Nächstes Jahr finden vier ostdeutsche Landtagswahlen statt und natürlich die Bundestagswahl. Der Kampf gegen die rechten Populisten wird sehr über die Zukunft der ostdeutschen Demokratie entscheiden. Wir müssen die Feinde der Demokratie bekämpfen. Dafür müssen wir zeigen, dass wir einen Plan haben. Einen Plan, wie wir zu gleichwertigen Lebensverhältnissen in ganz Deutschland kommen. Eine Antwort darauf, wie wir ländliche Regionen nicht von der Digitalisierung abhängen. Ein klares Ja auf die Frage geben, ob es Deinen Kindern mal besser gehen wird als Dir und ein klares Nein auf die Frage, ob die Gesundheitsversorgung vom Wohnort abhängt.

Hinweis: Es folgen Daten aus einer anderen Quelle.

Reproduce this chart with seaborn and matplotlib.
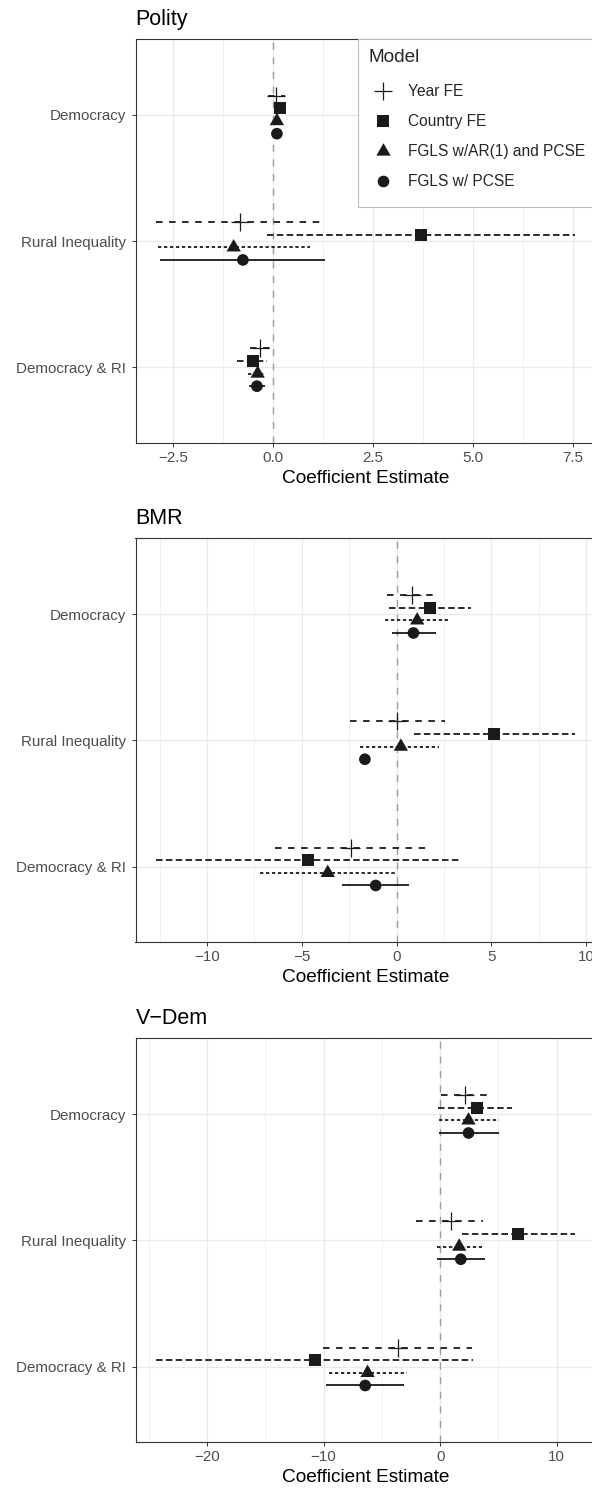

SPD Teil der friedlichen Revolution

Die SPD und die Ostdeutschen, das passt. Lassen wir uns nicht einreden, dass Helmut Kohl die deutsche Einheit gemacht hat.

Willy Brandt hat mit seiner Ostpolitik die ersten Löcher in den Eisernen Vorhang geschlagen, die Gründer der SDP waren Teil der friedlichen Revolution und wir können stolz auf sie sein. Die heutige ostdeutsche Sozialdemokratie ist an allen Landesregierungen beteiligt und stellt mit Dietmar Woidke und Manuela Schwesig zwei herausragende Regierungschefs.

Nächstes Jahr entscheidet sich viel für die ostdeutsche Gesellschaft. Die Sozialdemokratie kann dafür sorgen, dass spätestens am 40. Jahrestag der deutschen Einheit ganz klar mehr gefeiert als gemeckert wird.